[WHAT IS BEING ASKED] Reproduce all the lines exactly as they stand, apart from the pictures.

[AVAILABLE DATA]
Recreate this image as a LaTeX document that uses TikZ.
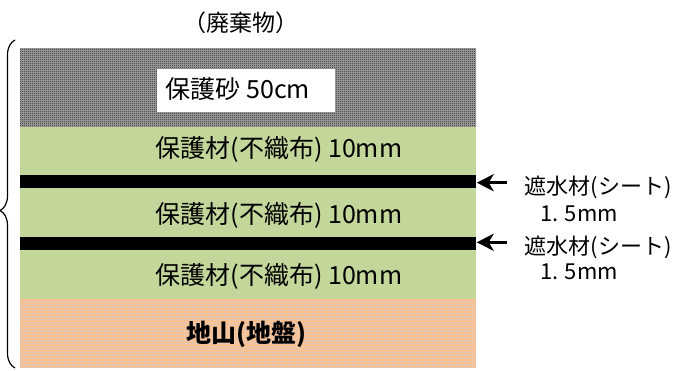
\documentclass[tikz,border=0pt]{standalone}
\usepackage{fontspec}
\setmainfont{Noto Sans CJK JP}
\usetikzlibrary{patterns,arrows.meta,decorations.pathreplacing}

\definecolor{checkgray}{HTML}{1E1E1E}
\definecolor{felt}{HTML}{C4D79B}
\definecolor{ground}{HTML}{FAC090}
\definecolor{groundline}{HTML}{DDCCC4}

\pgfdeclarepatternformonly{finecheck}{\pgfpointorigin}{\pgfqpoint{2pt}{2pt}}{\pgfqpoint{2pt}{2pt}}{%
  \pgfpathrectangle{\pgfpointorigin}{\pgfqpoint{1pt}{1pt}}%
  \pgfpathrectangle{\pgfqpoint{1pt}{1pt}}{\pgfqpoint{1pt}{1pt}}%
  \pgfusepath{fill}}
\pgfdeclarepatternformonly{groundstripes}{\pgfpointorigin}{\pgfqpoint{4pt}{3pt}}{\pgfqpoint{4pt}{3pt}}{%
  \pgfpathrectangle{\pgfpointorigin}{\pgfqpoint{4pt}{1pt}}%
  \pgfusepath{fill}}

\tikzset{
  sandlayer/.style={preaction={fill=gray!70}, pattern=finecheck, pattern color=checkgray},
  feltlayer/.style={fill=felt},
  sheetlayer/.style={fill=black},
  groundlayer/.style={preaction={fill=ground}, pattern=groundstripes, pattern color=groundline},
  layertext/.style={inner sep=0pt, font=\fontsize{25}{30}\selectfont},
  sidetext/.style={inner sep=0pt, font=\fontsize{22}{26}\selectfont},
  pointer/.style={line width=2.8pt, arrows={-Stealth[length=17pt 0, width=17pt 0, inset=5pt]}},
}

\begin{document}
\begin{tikzpicture}[x=1pt,y=1pt]
\useasboundingbox (0,0) rectangle (694,370);

\fill[sandlayer] (20, 243.3) rectangle (476, 321.7) ; % sand
\fill[feltlayer] (20, 195) rectangle (476, 243.3) ; % felt 1
\fill[sheetlayer] (20, 182.3) rectangle (476, 195) ; % sheet 1
\fill[feltlayer] (20, 132.7) rectangle (476, 182.3) ; % felt 2
\fill[sheetlayer] (20, 120) rectangle (476, 132.7) ; % sheet 2
\fill[feltlayer] (20, 70.7) rectangle (476, 120) ; % felt 3
\fill[groundlayer] (20, 1.7) rectangle (476, 70.7) ; % ground
\fill[white] (156.7, 258.3) rectangle (335, 300.7) ; % sand label box

\node[inner sep=0pt, font=\fontsize{23}{27}\selectfont] (waste) at (241, 347) {（廃棄物）};
\node[layertext] (sand) at (238, 281) {保護砂 50cm};
\node[layertext] (feltA) at (279, 221) {保護材(不織布) 10mm};
\node[layertext] (feltB) at (279, 155) {保護材(不織布) 10mm};
\node[layertext] (feltC) at (279, 93.5) {保護材(不織布) 10mm};
\node[layertext, font=\fontsize{25}{30}\selectfont\bfseries] (ground) at (246, 36) {地山(地盤)};

\node[sidetext] (sheetA) at (598, 183) {遮水材(シート)};
\node[sidetext] (sheetAt) at (579, 156) {1. 5mm};
\node[sidetext] (sheetB) at (598, 123) {遮水材(シート)};
\node[sidetext] (sheetBt) at (579, 98.5) {1. 5mm};

\coordinate (tailA) at (507, 187.3);
\coordinate (tipA) at (476.7, 187.3);
\coordinate (tailB) at (507, 127.7);
\coordinate (tipB) at (476.7, 127.7);
\draw[pointer] (tailA) -- (tipA) ;
\draw[pointer] (tailB) -- (tipB) ;

\coordinate (braceBot) at (15, 2);
\coordinate (braceTop) at (15, 330);
\draw[line width=1.2pt, decorate, decoration={brace, amplitude=15pt, aspect=0.48}] (braceBot) -- (braceTop) ;

\end{tikzpicture}
\end{document}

[OUTPUT FOR THIS TASK]
Recreate this image as a LaTeX document that uses TikZ.
\documentclass[tikz,border=0pt]{standalone}
\usepackage{fontspec}
\setmainfont{Noto Sans CJK JP}
\usetikzlibrary{patterns,arrows.meta,decorations.pathreplacing}

\definecolor{checkgray}{HTML}{1E1E1E}
\definecolor{felt}{HTML}{C4D79B}
\definecolor{ground}{HTML}{FAC090}
\definecolor{groundline}{HTML}{DDCCC4}

\pgfdeclarepatternformonly{finecheck}{\pgfpointorigin}{\pgfqpoint{2pt}{2pt}}{\pgfqpoint{2pt}{2pt}}{%
  \pgfpathrectangle{\pgfpointorigin}{\pgfqpoint{1pt}{1pt}}%
  \pgfpathrectangle{\pgfqpoint{1pt}{1pt}}{\pgfqpoint{1pt}{1pt}}%
  \pgfusepath{fill}}
\pgfdeclarepatternformonly{groundstripes}{\pgfpointorigin}{\pgfqpoint{4pt}{3pt}}{\pgfqpoint{4pt}{3pt}}{%
  \pgfpathrectangle{\pgfpointorigin}{\pgfqpoint{4pt}{1pt}}%
  \pgfusepath{fill}}

\tikzset{
  sandlayer/.style={preaction={fill=gray!70}, pattern=finecheck, pattern color=checkgray},
  feltlayer/.style={fill=felt},
  sheetlayer/.style={fill=black},
  groundlayer/.style={preaction={fill=ground}, pattern=groundstripes, pattern color=groundline},
  layertext/.style={inner sep=0pt, font=\fontsize{25}{30}\selectfont},
  sidetext/.style={inner sep=0pt, font=\fontsize{22}{26}\selectfont},
  pointer/.style={line width=2.8pt, arrows={-Stealth[length=17pt 0, width=17pt 0, inset=5pt]}},
}

\begin{document}
\begin{tikzpicture}[x=1pt,y=1pt]
\useasboundingbox (0,0) rectangle (694,370);

\fill[sandlayer] (20, 243.3) rectangle (476, 321.7) ; % sand
\fill[feltlayer] (20, 195) rectangle (476, 243.3) ; % felt 1
\fill[sheetlayer] (20, 182.3) rectangle (476, 195) ; % sheet 1
\fill[feltlayer] (20, 132.7) rectangle (476, 182.3) ; % felt 2
\fill[sheetlayer] (20, 120) rectangle (476, 132.7) ; % sheet 2
\fill[feltlayer] (20, 70.7) rectangle (476, 120) ; % felt 3
\fill[groundlayer] (20, 1.7) rectangle (476, 70.7) ; % ground
\fill[white] (156.7, 258.3) rectangle (335, 300.7) ; % sand label box

\node[inner sep=0pt, font=\fontsize{23}{27}\selectfont] (waste) at (241, 347) {（廃棄物）};
\node[layertext] (sand) at (238, 281) {保護砂 50cm};
\node[layertext] (feltA) at (279, 221) {保護材(不織布) 10mm};
\node[layertext] (feltB) at (279, 155) {保護材(不織布) 10mm};
\node[layertext] (feltC) at (279, 93.5) {保護材(不織布) 10mm};
\node[layertext, font=\fontsize{25}{30}\selectfont\bfseries] (ground) at (246, 36) {地山(地盤)};

\node[sidetext] (sheetA) at (598, 183) {遮水材(シート)};
\node[sidetext] (sheetAt) at (579, 156) {1. 5mm};
\node[sidetext] (sheetB) at (598, 123) {遮水材(シート)};
\node[sidetext] (sheetBt) at (579, 98.5) {1. 5mm};

\coordinate (tailA) at (507, 187.3);
\coordinate (tipA) at (476.7, 187.3);
\coordinate (tailB) at (507, 127.7);
\coordinate (tipB) at (476.7, 127.7);
\draw[pointer] (tailA) -- (tipA) ;
\draw[pointer] (tailB) -- (tipB) ;

\coordinate (braceBot) at (15, 2);
\coordinate (braceTop) at (15, 330);
\draw[line width=1.2pt, decorate, decoration={brace, amplitude=15pt, aspect=0.48}] (braceBot) -- (braceTop) ;

\end{tikzpicture}
\end{document}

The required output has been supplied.